DESCRIPTION OF THE TASK >> Gather every line from the entries below that includes "with".
┄┄┄┄┄┄┄┄┄┄
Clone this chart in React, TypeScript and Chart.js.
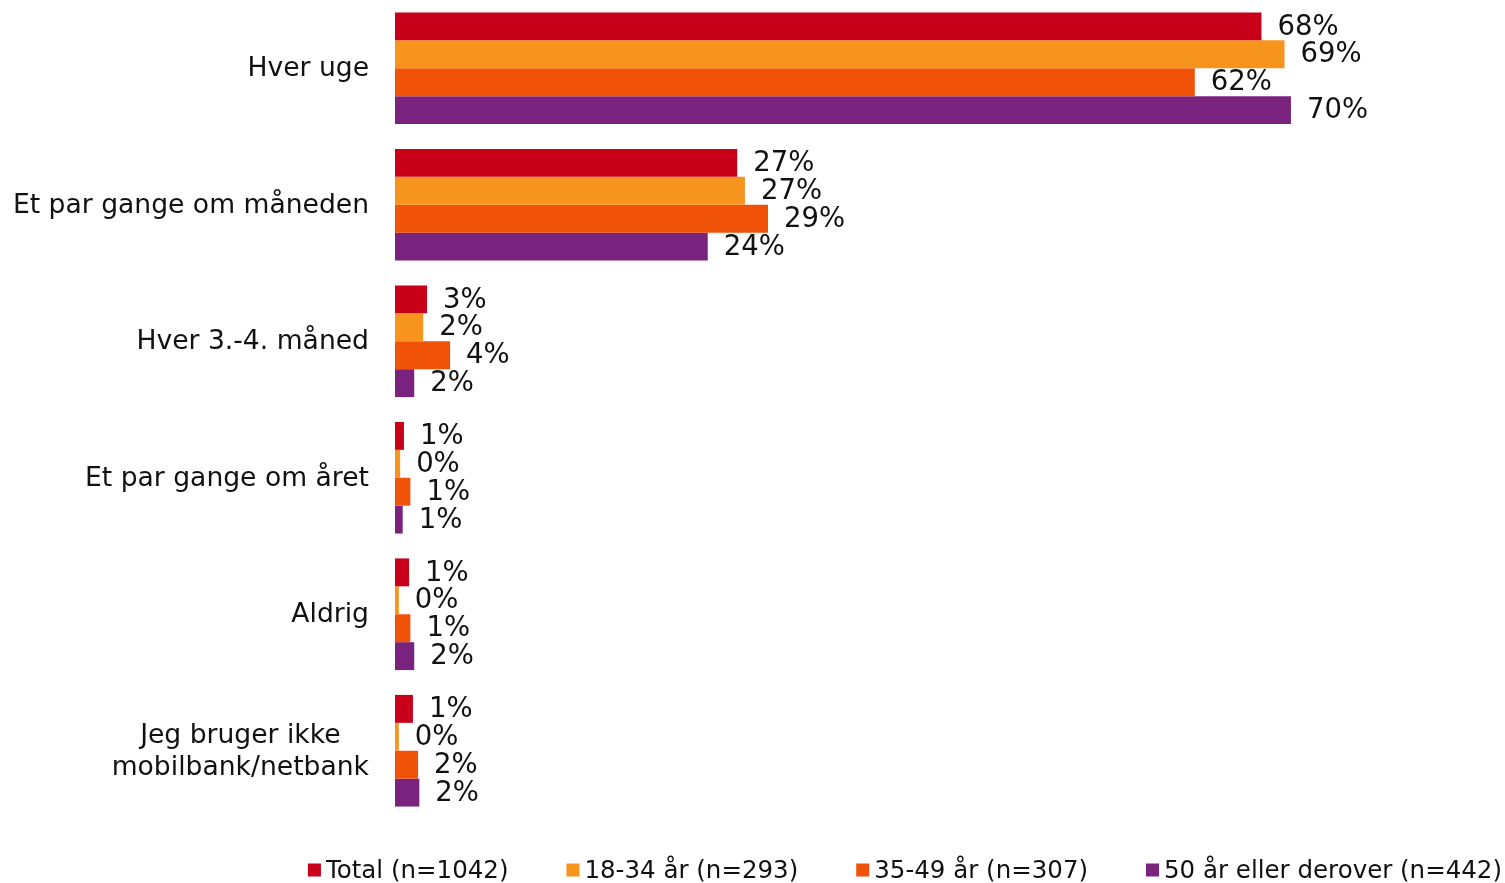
import { useEffect, useRef } from "react";
import { Chart, registerables } from "chart.js";

Chart.register(...registerables);

const categories: string[][] = [
  ["Hver uge"],
  ["Et par gange om måneden"],
  ["Hver 3.-4. måned"],
  ["Et par gange om året"],
  ["Aldrig"],
  ["Jeg bruger ikke", "mobilbank/netbank"],
];
const seriesNames = ["Total (n=1042)", "18-34 år (n=293)", "35-49 år (n=307)", "50 år eller derover (n=442)"];
const totalValues = [67.6, 26.7, 2.5, 0.7, 1.1, 1.4];
const age18to34Values = [69.4, 27.3, 2.2, 0.4, 0.3, 0.3];
const age35to49Values = [62.4, 29.1, 4.3, 1.2, 1.2, 1.8];
const age50plusValues = [69.9, 24.4, 1.5, 0.6, 1.5, 1.9];
const seriesColors = ["#C8001A", "#F7941E", "#F05208", "#7A237E"];

const FONT = "'DejaVu Sans', Verdana, sans-serif";

export default function App() {
  const canvasRef = useRef<HTMLCanvasElement | null>(null);

  useEffect(() => {
    const canvas = canvasRef.current;
    if (!canvas) return;
    const allValues = [totalValues, age18to34Values, age35to49Values, age50plusValues];

    const customDraw = {
      id: "customDraw",
      afterDatasetsDraw(chart: any) {
        const ctx = chart.ctx;
        ctx.save();
        // data labels
        ctx.font = `27.5px ${FONT}`;
        ctx.fillStyle = "#111111";
        ctx.textAlign = "left";
        ctx.textBaseline = "middle";
        chart.data.datasets.forEach((ds: any, di: number) => {
          const meta = chart.getDatasetMeta(di);
          meta.data.forEach((bar: any, i: number) => {
            const v = ds.data[i] as number;
            ctx.fillText(`${Math.round(v)}%`, bar.x + 16, bar.y + 1);
          });
        });
        // category labels
        const yScale = chart.scales.y;
        ctx.font = `26.6px ${FONT}`;
        ctx.textAlign = "center";
        const rightEdge = 369;
        const lineH = 32;
        categories.forEach((lines, i) => {
          const cy = yScale.getPixelForValue(i) + 1;
          const maxW = Math.max(...lines.map((l) => ctx.measureText(l).width));
          const cx = rightEdge - maxW / 2;
          lines.forEach((l, li) => {
            const y = cy + (li - (lines.length - 1) / 2) * lineH;
            ctx.fillText(l, cx, y);
          });
        });
        // legend
        ctx.font = `24.5px ${FONT}`;
        ctx.textAlign = "left";
        const box = 13;
        const gap = 5;
        const spacing = 58;
        const widths = seriesNames.map((n) => box + gap + ctx.measureText(n).width);
        const total = widths.reduce((a, b) => a + b, 0) + spacing * (seriesNames.length - 1);
        let x = 1502 - total;
        const ly = 870;
        seriesNames.forEach((n, i) => {
          ctx.fillStyle = seriesColors[i];
          ctx.fillRect(x, ly - box / 2, box, box);
          ctx.fillStyle = "#111111";
          ctx.fillText(n, x + box + gap, ly + 2);
          x += widths[i] + spacing;
        });
        ctx.restore();
      },
    };

    const chart = new Chart(canvas, {
      type: "bar",
      data: {
        labels: categories,
        datasets: seriesNames.map((name, i) => ({
          label: name,
          data: allValues[i],
          backgroundColor: seriesColors[i],
          borderWidth: 0,
          barPercentage: 1,
          categoryPercentage: 0.818,
        })),
      },
      options: {
        indexAxis: "y",
        animation: false,
        responsive: true,
        maintainAspectRatio: false,
        layout: { padding: { top: 0, bottom: 64, left: 0, right: 0 } },
        plugins: {
          legend: { display: false },
          tooltip: { enabled: false },
        },
        scales: {
          x: { display: false, min: 0, max: 86.6 },
          y: {
            grid: { display: false },
            border: { display: false },
            ticks: { display: false },
            afterFit: (s: any) => {
              s.width = 395;
            },
          },
        },
      },
      plugins: [customDraw],
    } as any);

    return () => chart.destroy();
  }, []);

  return (
    <div style={{ position: "fixed", left: 0, top: 0, width: 1505, height: 883, background: "#fff" }}>
      <canvas ref={canvasRef} />
    </div>
  );
}
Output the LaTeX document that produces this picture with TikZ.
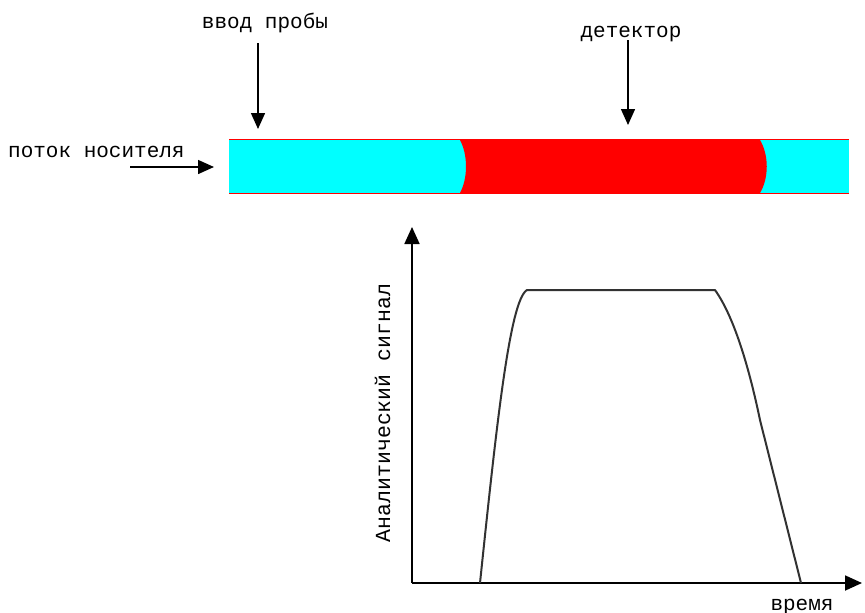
\documentclass[tikz,border=0pt]{standalone}
\usepackage{fontspec}
\setmainfont{Liberation Mono}
\usetikzlibrary{arrows.meta}
\definecolor{flowcyan}{RGB}{0,255,255}
\definecolor{plugred}{RGB}{255,0,0}
\definecolor{curvegray}{RGB}{50,50,50}
\tikzset{
  lbl/.style={font=\fontsize{21}{23}\selectfont, inner sep=0pt, anchor=base},
  pointer/.style={line width=1.5pt, -{Triangle[length=16pt,width=14pt]}},
  axis/.style={line width=1.8pt, -{Triangle[length=17pt,width=15pt]}},
  signal/.style={line width=2pt, draw=curvegray}
}
\begin{document}
\begin{tikzpicture}[x=1pt,y=-1pt]
  \useasboundingbox (0,0) rectangle (865,613);
  \fill[white] (0,0) rectangle (865,613);

  % tube filled with carrier flow
  \fill[flowcyan] (229,140) rectangle (849,193);
  % sample plug with convex front and rear boundaries
  \fill[plugred] (460,140) .. controls (468,155) and (468,178) .. (460,193)
    -- (760,193) .. controls (769,178) and (769,155) .. (760,140) -- cycle;
  \draw[plugred, line width=1.6pt] (229,139.5) -- (849,139.5);
  \draw[plugred, line width=1.6pt] (229,193.5) -- (849,193.5);

  % labels
  \node[lbl] (inj) at (265,28) {ввод пробы};
  \node[lbl] (det) at (631,37) {детектор};
  \node[lbl, anchor=base west] (carrier) at (8,157) {поток носителя};
  \node[lbl] (time) at (802,610) {время};

  \coordinate (injtip) at (258,129);
  \coordinate (dettip) at (628,125);
  \coordinate (carstart) at (130,167);
  \coordinate (cartip) at (214,167);
  \draw[pointer] (258,43) -- (injtip);
  \draw[pointer] (628,40) -- (dettip);
  \draw[pointer] (carstart) -- (cartip);

  % axes
  \coordinate (origin) at (412,583);
  \coordinate (ytip) at (412,227);
  \coordinate (xtip) at (862,583);
  \draw[axis] (origin) -- (ytip);
  \draw[axis] (origin) -- (xtip);
  \node[lbl, rotate=90, anchor=base] (ylabel) at (390,413)
    {\fontsize{21.5}{23}\selectfont Аналитический сигнал};

  % detector response
  \draw[signal, line join=round] (480,583) .. controls (497,420) and (510,300) .. (527,290)
    -- (715,290) .. controls (735,318) and (750,372) .. (760,420) -- (801,583);
\end{tikzpicture}
\end{document}
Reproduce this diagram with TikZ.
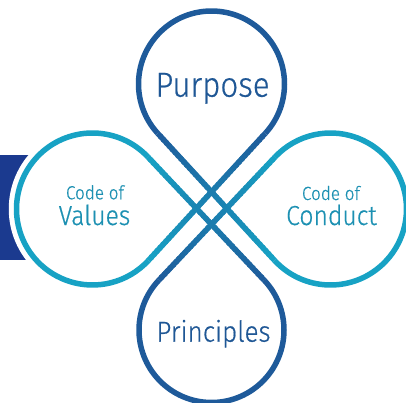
┄┄┄┄┄┄┄┄┄┄
REPLY >>
Output the LaTeX document that produces this picture with TikZ.
  % tube filled with carrier flow
  % sample plug with convex front and rear boundaries
Reproduce this diagram with TikZ.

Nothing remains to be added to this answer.